The 24-year-old model, who has since become the poster girl for Dublin fetish and bondage club-night Nimhneach, also received a hostile response from her family, when, in the days before Blue Ireland was first published, she told them she had done a photo shoot for an adult magazine.
“I decided it was better for me to tell them than for somebody else to come along and turn it into something that it wasn’t. I wanted my dad to know because I get on really, really well with my dad.
“He still looks at me like I’m a kid and, to be honest, he was quite hurt. My brothers were quite shocked by it as well, my two older brothers, they were not happy at all. I basically felt like I was disowned because people stopped talking to me. That’s how bad it was. I was sent letters from one of my brothers, saying how much I had hurt his family and I should be so ashamed, and never ever do this again.
“I’m sorry that everybody feels bad about it – I wish they didn’t, but I’m aware that not everyone’s going to like it. But at least give me credit that I owned up and told you what I did. I made no attempts to cover it up. I didn’t do it to shock or hurt anyone.”
Paige is hot, obviously. She’s also nice, funny, intelligent, educated (B.A. and B.Mus from UCD), down-to-earth and, generally speaking, not at all fucked-up. So why did she do it?
“Why not? You’re only young once. I’m not going to be sorry when I’m 40 or 50 years old. When I’m 40 or 50 years old I can look back at things I’ve done like Blue Ireland or Nimhneach or other photo shoots and say, ‘When I was 24, that’s what I was able to do, that’s what I looked like. I had fun, I did what I wanted to do, I didn’t make apologies to anybody’. I’m not going to be sorry for that.”
Paige doesn’t consider adult magazines to be anti-feminist (“this might sound cheesy, but it’s a celebration”) and she doesn’t call herself a feminist. But she is infuriated by the common assumption that she must have been manipulated into stripping off for the magazine.

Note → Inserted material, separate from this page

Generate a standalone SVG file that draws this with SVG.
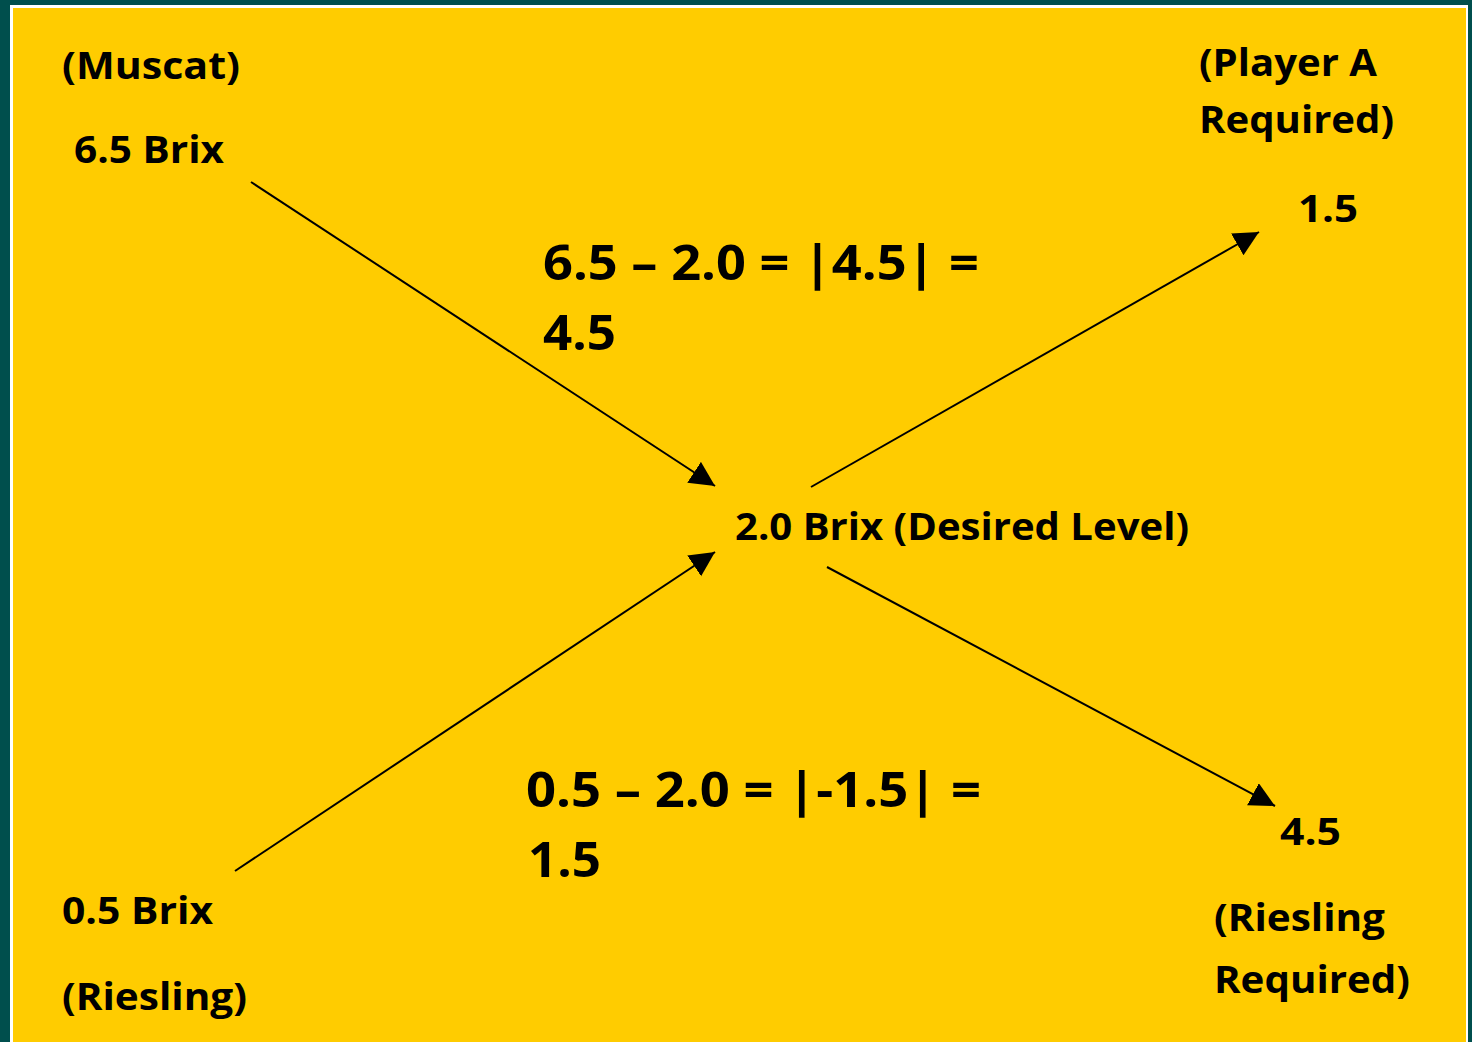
<svg xmlns="http://www.w3.org/2000/svg" width="1472" height="1042" viewBox="0 0 1472 1042">
  <style>
    text { font-family: "Open Sans", "Liberation Sans", sans-serif; font-weight: bold; fill: #000; }
    .s { font-size: 38px; }
    .l { font-size: 49px; }
    .conn line { stroke: #000; stroke-width: 2; marker-end: url(#arrow); }
  </style>
  <defs>
    <marker id="arrow" markerUnits="userSpaceOnUse" markerWidth="26" markerHeight="26" refX="25" refY="12.5" orient="auto">
      <path d="M0,0 L25,12.5 L0,25 Z" fill="#000"/>
    </marker>
  </defs>
  <rect x="0" y="0" width="1472" height="1042" fill="#004F4D"/>
  <rect x="10" y="5" width="1458" height="1040" fill="#FFFFFF"/>
  <rect x="13" y="8" width="1453" height="1040" fill="#FFCC00"/>

  <g id="conn" class="conn">
    <line x1="251" y1="182" x2="715" y2="486"/>
    <line x1="235" y1="871" x2="715" y2="552"/>
    <line x1="811" y1="487" x2="1259" y2="232"/>
    <line x1="827" y1="567" x2="1275" y2="806"/>
  </g>

  <g id="muscat">
    <text class="s" x="62" y="79" textLength="178" lengthAdjust="spacingAndGlyphs">(Muscat)</text>
    <text class="s" x="74" y="163" textLength="150" lengthAdjust="spacingAndGlyphs">6.5 Brix</text>
  </g>
  <g id="riesling">
    <text class="s" x="62" y="924" textLength="151" lengthAdjust="spacingAndGlyphs">0.5 Brix</text>
    <text class="s" x="62" y="1010" textLength="185" lengthAdjust="spacingAndGlyphs">(Riesling)</text>
  </g>
  <g id="desired">
    <text class="s" x="735" y="540" textLength="454" lengthAdjust="spacingAndGlyphs">2.0 Brix (Desired Level)</text>
  </g>
  <g id="playerA">
    <text class="s" x="1199" y="76" textLength="178" lengthAdjust="spacingAndGlyphs">(Player A</text>
    <text class="s" x="1199" y="133" textLength="195" lengthAdjust="spacingAndGlyphs">Required)</text>
    <text class="s" x="1298" y="222" textLength="60" lengthAdjust="spacingAndGlyphs">1.5</text>
  </g>
  <g id="rieslingReq">
    <text class="s" x="1280" y="845" textLength="61" lengthAdjust="spacingAndGlyphs">4.5</text>
    <text class="s" x="1214" y="931" textLength="171" lengthAdjust="spacingAndGlyphs">(Riesling</text>
    <text class="s" x="1214" y="993" textLength="196" lengthAdjust="spacingAndGlyphs">Required)</text>
  </g>
  <g id="eq1">
    <text class="l" x="543" y="280" textLength="436" lengthAdjust="spacingAndGlyphs">6.5 – 2.0 = |4.5| =</text>
    <text class="l" x="543" y="350" textLength="73" lengthAdjust="spacingAndGlyphs">4.5</text>
  </g>
  <g id="eq2">
    <text class="l" x="526" y="807" textLength="455" lengthAdjust="spacingAndGlyphs">0.5 – 2.0 = |-1.5| =</text>
    <text class="l" x="528" y="877" textLength="73" lengthAdjust="spacingAndGlyphs">1.5</text>
  </g>
</svg>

“People don’t tend to look at women like they have their own minds. That’s what I found, after I did that. People sort of assumed that I needed coercion and I was either a ‘very, very bad girl’ or a ‘poor, sorry girl, she’s taking her top off because she has daddy issues or something’. I’m not doing this because I have problems! I’m doing this because I want to,” explains Paige.
By way of contrast, in a spectacular illustration of the age-old, slut-vs-stud double standard, Booth has gotten away almost scot free, when it comes to soap-box morality lessons from friends, colleagues, acquaintances and family regarding his foray into the world of adult publishing.
“I’ve had to encounter little bits but nothing like Maggie has had to encounter. My mother and father don’t particularly mind, it’s not something that has impacted on them or should impact on them. My wider family don’t care. My girlfriend is fine with it and she would be a fairly ardent feminist.”
And while for Booth, the fact that the magazine contains pictures of Irish girls is a good thing, its major (possibly only) selling point, this is essentially the basis of the virulent criticism Paige has had to put up with.
“You look in any newsagents or Easons or anywhere, you find Playboy and Penthouse and Nuts – they’ve been out there for years and people don’t seem to have a problem with it. But as soon as it was somebody who is potentially your next-door neighbour, or somebody you work with, it was a problem and it was horrific and it was horribly degrading – that’s what people tried to make it out to be,” says Paige.
“People slated me for the fact that I did this. I thought Ireland was more open. But after I did Blue Ireland, I realised Ireland isn’t that open at all.”